* BEGIN INFORMATION SHOWN *
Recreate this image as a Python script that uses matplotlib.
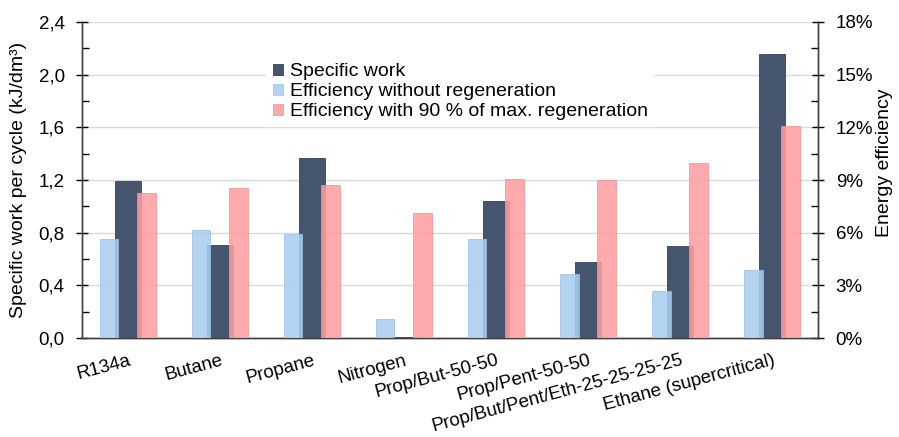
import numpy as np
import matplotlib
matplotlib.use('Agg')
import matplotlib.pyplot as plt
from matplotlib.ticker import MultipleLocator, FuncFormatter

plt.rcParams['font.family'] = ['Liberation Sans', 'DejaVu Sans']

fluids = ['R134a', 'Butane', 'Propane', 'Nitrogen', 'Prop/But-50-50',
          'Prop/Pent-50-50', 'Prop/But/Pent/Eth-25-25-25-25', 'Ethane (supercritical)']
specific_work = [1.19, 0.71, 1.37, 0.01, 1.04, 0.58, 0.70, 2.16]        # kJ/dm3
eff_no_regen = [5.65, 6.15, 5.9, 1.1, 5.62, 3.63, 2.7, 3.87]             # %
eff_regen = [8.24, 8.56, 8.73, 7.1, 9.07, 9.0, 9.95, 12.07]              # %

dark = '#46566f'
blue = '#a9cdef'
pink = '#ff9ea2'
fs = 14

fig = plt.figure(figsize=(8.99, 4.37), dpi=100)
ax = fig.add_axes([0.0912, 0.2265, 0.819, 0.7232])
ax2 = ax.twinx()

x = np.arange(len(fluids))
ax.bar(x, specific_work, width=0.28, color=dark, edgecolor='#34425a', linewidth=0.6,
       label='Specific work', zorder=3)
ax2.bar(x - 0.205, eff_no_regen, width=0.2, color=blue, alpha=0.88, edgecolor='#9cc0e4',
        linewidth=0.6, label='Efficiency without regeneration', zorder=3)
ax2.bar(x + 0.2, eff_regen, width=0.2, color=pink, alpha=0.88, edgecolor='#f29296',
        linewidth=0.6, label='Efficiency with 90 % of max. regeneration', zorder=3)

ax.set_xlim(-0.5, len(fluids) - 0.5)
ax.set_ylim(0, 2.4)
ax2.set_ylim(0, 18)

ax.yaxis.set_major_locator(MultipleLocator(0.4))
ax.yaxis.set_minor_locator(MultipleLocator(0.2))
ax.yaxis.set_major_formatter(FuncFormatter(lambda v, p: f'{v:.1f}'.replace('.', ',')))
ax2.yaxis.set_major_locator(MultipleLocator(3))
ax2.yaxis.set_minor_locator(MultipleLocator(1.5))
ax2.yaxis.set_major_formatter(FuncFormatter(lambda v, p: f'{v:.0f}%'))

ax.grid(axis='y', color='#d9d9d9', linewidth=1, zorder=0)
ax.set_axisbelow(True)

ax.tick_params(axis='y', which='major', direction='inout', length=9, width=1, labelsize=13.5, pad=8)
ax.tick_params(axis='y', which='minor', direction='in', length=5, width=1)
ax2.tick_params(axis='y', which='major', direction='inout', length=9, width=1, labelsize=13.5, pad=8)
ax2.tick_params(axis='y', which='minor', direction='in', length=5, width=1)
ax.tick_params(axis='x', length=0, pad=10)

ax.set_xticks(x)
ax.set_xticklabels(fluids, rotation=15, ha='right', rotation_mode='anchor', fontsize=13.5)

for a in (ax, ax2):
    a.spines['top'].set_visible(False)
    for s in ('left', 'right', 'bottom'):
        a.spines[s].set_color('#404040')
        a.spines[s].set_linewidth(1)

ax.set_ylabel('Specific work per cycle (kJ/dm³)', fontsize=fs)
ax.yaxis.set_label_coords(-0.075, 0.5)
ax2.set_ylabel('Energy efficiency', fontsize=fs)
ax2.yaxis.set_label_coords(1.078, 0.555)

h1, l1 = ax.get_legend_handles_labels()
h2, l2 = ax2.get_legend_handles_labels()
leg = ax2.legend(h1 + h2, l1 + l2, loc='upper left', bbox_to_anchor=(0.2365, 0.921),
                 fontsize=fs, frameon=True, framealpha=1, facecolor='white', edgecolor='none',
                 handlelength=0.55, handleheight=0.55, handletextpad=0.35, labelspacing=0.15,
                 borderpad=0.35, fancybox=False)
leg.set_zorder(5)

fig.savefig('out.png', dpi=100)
* END INFORMATION SHOWN *
• **STATED EXERCISE**
Only the number is wanted: how many lines above include the word "matplotlib"?

• **RESPONSE**
5